- IATA: none; ICAO: HUKK;

Summary
- Airport type: Private & civilian
- Owner: Madhvani Group
- Serves: Kakira, Uganda
- Elevation AMSL: 3,960 ft (1,210 m)
- Coordinates: 00°29′56″N 033°16′57″E﻿ / ﻿0.49889°N 33.28250°E

Map
- HUKK Location of airport in Uganda

Runways
| Direction | Length |  | Surface |
| m | ft |
| 01/19 | 1,280 | 4,199 | Paved |

= Kakira Airport =

Airport in Uganda

Kakira Airport is one of the 46 airports in Uganda. It is a small private, civilian airport in Kakira, Jinja District, Eastern Region. The geographic coordinates of this airport are 00 degrees, 29 minutes, 56 seconds north and 33 degrees, 16 minutes, 57 seconds east (latitude: 0.4990; longitude: 33.2825). It is approximately 107 km, by air, east of Entebbe International Airport, the country's largest civilian and military airport.
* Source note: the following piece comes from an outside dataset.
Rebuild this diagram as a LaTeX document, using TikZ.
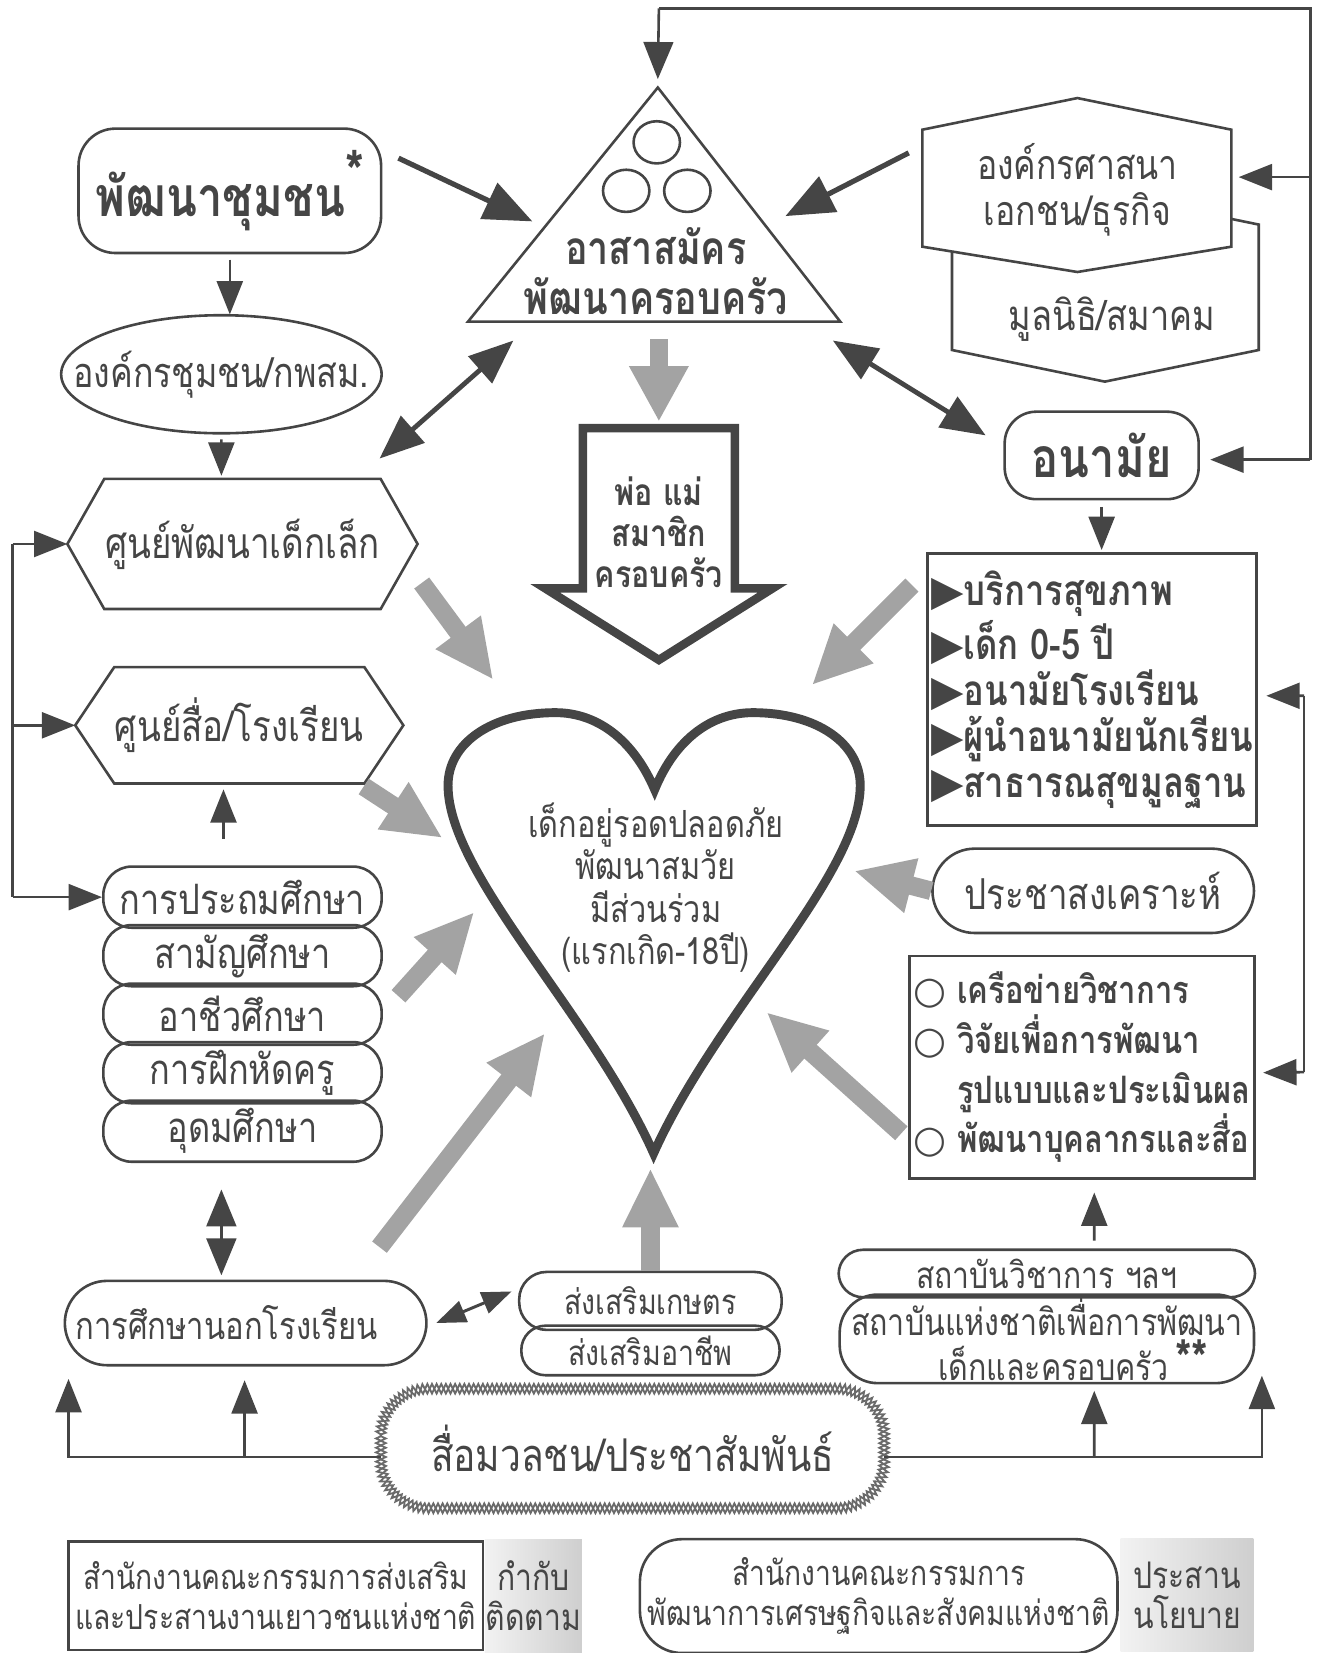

The airport is adjacent to the Kakira Sugar Factory and within the Kakira estate close to the main family residences on the Madhvani estate. The private airport serves the town of Kakira and the Madhvani Group. Its operations are privately administered and, as of December 2009, not by the Uganda Civil Aviation Authority.

==Facilities==
The airport is 3960 ft above sea level and has a single paved runway that is 1280 m in length.